Before the coronavirus pandemic curtailed her efforts in 2020, Ms Kay had scanned some 5,000 pictures, properly cataloguing many of them for the first time.
“There is just so much history squirrelled away that does not see the light of day,” Ms Kay from Cramlington said.
“I was especially interested in the social history, seeing the people and what they were wearing and doing, looking at the cars and carriages, the shops and how they have changed.”
With the support of the library, she and her partner Neil Storey, who is a professional historian, collated dozens of pictures for a book, Geordie Newcastle: How We Used to Live, published by Tyne Bridge Publishing.
On Monday, Ms Kay will give a talk at the library as part of the Books on Tyne festival.
She is hopeful of one day getting back into the library’s archives, estimating she has only scanned a third of its contents.
“It’s both daunting and exciting,” Ms Kay said.
Here are some of her favourite images.
The first picture shows a view of Newcastle as seen from The Rabbit banks in Gateshead across the Tyne in about 1890.
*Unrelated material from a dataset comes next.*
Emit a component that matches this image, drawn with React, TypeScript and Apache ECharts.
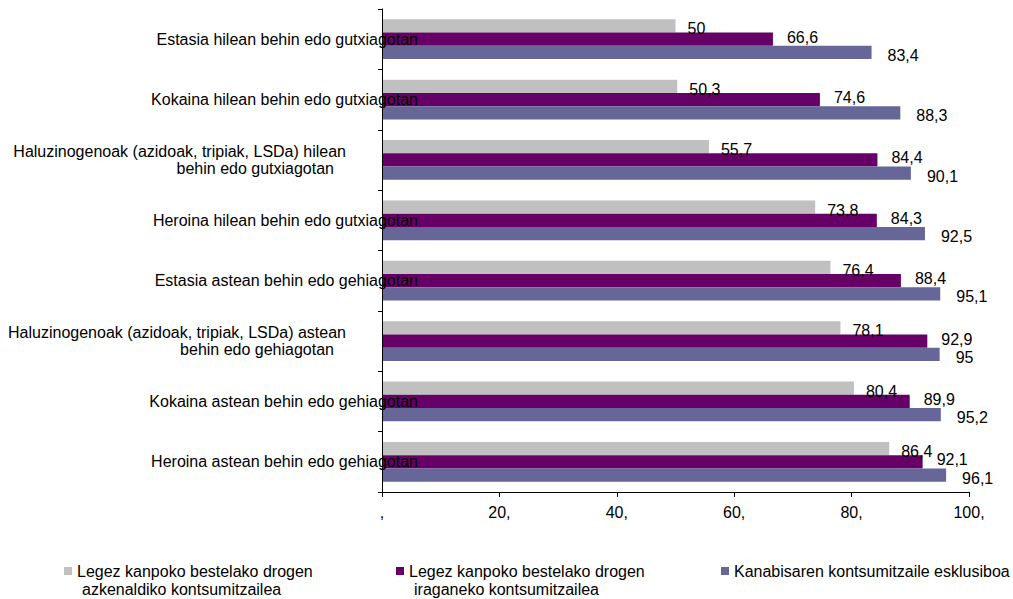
import React, { useEffect, useRef } from 'react';
import * as echarts from 'echarts';

const categories = [
  'Estasia hilean behin edo gutxiagotan',
  'Kokaina hilean behin edo gutxiagotan',
  'Haluzinogenoak (azidoak, tripiak, LSDa) hilean\nbehin edo gutxiagotan',
  'Heroina hilean behin edo gutxiagotan',
  'Estasia astean behin edo gehiagotan',
  'Haluzinogenoak (azidoak, tripiak, LSDa) astean\nbehin edo gehiagotan',
  'Kokaina astean behin edo gehiagotan',
  'Heroina astean behin edo gehiagotan',
];

const seriesNames = [
  'Legez kanpoko bestelako drogen azkenaldiko kontsumitzailea',
  'Legez kanpoko bestelako drogen iraganeko kontsumitzailea',
  'Kanabisaren kontsumitzaile esklusiboa',
];

const legendLines: Record<string, string[]> = {
  [seriesNames[0]]: ['Legez kanpoko bestelako drogen', 'azkenaldiko kontsumitzailea'],
  [seriesNames[1]]: ['Legez kanpoko bestelako drogen', 'iraganeko kontsumitzailea'],
  [seriesNames[2]]: ['Kanabisaren kontsumitzaile esklusiboa'],
};

const recentUsers = [50, 50.3, 55.7, 73.8, 76.4, 78.1, 80.4, 86.4];
const pastUsers = [66.6, 74.6, 84.4, 84.3, 88.4, 92.9, 89.9, 92.1];
const cannabisOnly = [83.4, 88.3, 90.1, 92.5, 95.1, 95, 95.2, 96.1];

const colors = ['#C0C0C0', '#660066', '#666699'];

const FONT = '"Liberation Sans", Arial, sans-serif';

const fmtNum = (v: number) => String(v).replace('.', ',');

export default function App() {
  const ref = useRef<HTMLDivElement>(null);

  useEffect(() => {
    if (!ref.current) return;
    const chart = echarts.init(ref.current, undefined, { renderer: 'svg' });

    const labelFor = (dist: number, dy: number) => ({
      show: true,
      position: 'right' as const,
      distance: dist,
      offset: [0, dy],
      color: '#000',
      fontSize: 16,
      fontFamily: FONT,
      formatter: (p: any) => fmtNum(p.value),
    });

    const seriesData = [recentUsers, pastUsers, cannabisOnly];
    const labelCfg = [labelFor(12, 3), labelFor(14, -2), labelFor(16, 3)];

    const legendText = {
      color: '#000',
      fontSize: 16,
      fontFamily: FONT,
      lineHeight: 18,
      rich: {
        a: { fontSize: 16, fontFamily: FONT, lineHeight: 18, color: '#000' },
        b: { fontSize: 16, fontFamily: FONT, lineHeight: 18, color: '#000', padding: [0, 0, 0, 5] },
      },
    };
    const legendFormatter = (name: string) => {
      const lines = legendLines[name];
      if (lines.length === 1) return `{a|${lines[0]}}`;
      return `{a|${lines[0]}}\n{b|${lines[1]}}`;
    };
    const tallIcon = 'path://M0,0L8,0L8,8L0,8Z M0,25.99L8,25.99L8,26L0,26Z';

    chart.setOption({
      animation: false,
      backgroundColor: '#fff',
      textStyle: { fontFamily: FONT },
      grid: { left: 382, right: 44, top: 9, bottom: 107, containLabel: false },
      xAxis: {
        type: 'value',
        min: 0,
        max: 100,
        interval: 20,
        axisLine: { show: true, lineStyle: { color: '#000', width: 1 } },
        axisTick: { show: true, length: 5, lineStyle: { color: '#000' } },
        splitLine: { show: false },
        axisLabel: {
          color: '#000',
          fontSize: 16,
          fontFamily: FONT,
          margin: 12,
          formatter: (v: number) => (v === 0 ? ',' : `${v},`),
        },
      },
      yAxis: {
        type: 'category',
        inverse: true,
        data: categories,
        z: 10,
        axisLine: { show: true, lineStyle: { color: '#000', width: 1 } },
        axisTick: { show: true, length: 4, lineStyle: { color: '#000' } },
        axisLabel: {
          color: '#000',
          fontSize: 16,
          fontFamily: FONT,
          margin: -36,
          formatter: (v: string) => {
            if (v.includes('\n')) {
              const [l1, l2] = v.split('\n');
              return `{l1|${l1}}\n{l2|${l2}}`;
            }
            return `{s|${v}}`;
          },
          rich: {
            s: { fontSize: 16, fontFamily: FONT, color: '#000' },
            l1: { fontSize: 16, fontFamily: FONT, color: '#000', lineHeight: 17, padding: [0, 72, 0, 0] },
            l2: { fontSize: 16, fontFamily: FONT, color: '#000', lineHeight: 17, padding: [0, 84, 0, 0] },
          },
        },
      },
      legend: [
        {
          data: [seriesNames[0]], left: 64, top: 562, padding: 0,
          icon: tallIcon, itemWidth: 8, itemHeight: 26,
          formatter: legendFormatter, textStyle: legendText, selectedMode: false,
        },
        {
          data: [seriesNames[1]], left: 396, top: 562, padding: 0,
          icon: tallIcon, itemWidth: 8, itemHeight: 26,
          formatter: legendFormatter, textStyle: legendText, selectedMode: false,
        },
        {
          data: [seriesNames[2]], left: 721, top: 562, padding: 0,
          icon: 'rect', itemWidth: 8, itemHeight: 8,
          formatter: legendFormatter, textStyle: legendText, selectedMode: false,
        },
      ],
      series: seriesNames.map((name, i) => ({
        name,
        type: 'bar',
        data: seriesData[i],
        barGap: '0%',
        barCategoryGap: '34%',
        itemStyle: { color: colors[i] },
        label: labelCfg[i],
      })),
    });

    return () => chart.dispose();
  }, []);

  return (
    <div
      ref={ref}
      style={{ position: 'fixed', left: 0, top: 0, width: 1013, height: 599, background: '#fff' }}
    />
  );
}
“In those days the river was lined with working factories, wharves and warehouses and the industries caused smog to hang in the air over the city,” Ms Kay said.
Ms Kay’s second picture shows a view of Castle Garth and Dog Leap Stairs also taken in about 1890.
“Although there was a certain Dickensian charm about it, the living conditions within these old buildings were often squalid and unsanitary and many folks simply did not have the money to move out from them,” she said.
Ms Kay said she especially liked finding pictures of people, such as the above image showing a line of “hard-up folks” waiting for free food from the St Ann’s soup kitchen in 1912.
Visitors to Eldon Square today will find a busy shopping area, but in 1933 it was still surrounded by Georgian houses.
“It was an area of tranquil calm in the city centre,” Ms Kay said.
Northumberland Street, as seen in the above picture in 1925, formed the “shopping heartland” of Newcastle along with Grainger Street, Ms Kay said.
The Bigg Market is perhaps best known now for its varied bars and nightlife, but in 1930 it was a popular market.
“This area always seemed to be bustling with small crowds, not only visiting its shops or as visitors to events held at the old town hall, but they were also drawn to the market stalls, notably Risi’s and Mark Toney’s ice creams,” Ms Kay said.
Ms Kay said she liked pictures showing people going about their business, as seen in the above picture of Sandhill in about 1895.
“In the foreground are the carriers horses, carts and shelters but it was a stiff old climb for the hand barrow carters who transported goods from Quayside to Toon,” she said.
The above picture showed Newcastle advancing into the modern age in the 1950s, Ms Kay said, with Hadrian grocery shop in Wallsend offering the revolutionary idea of self-service.
“The concept of a self-service shop was still new to the British public who were used to asking at a counter and being served with goods they wished to purchase,” Ms Kay said.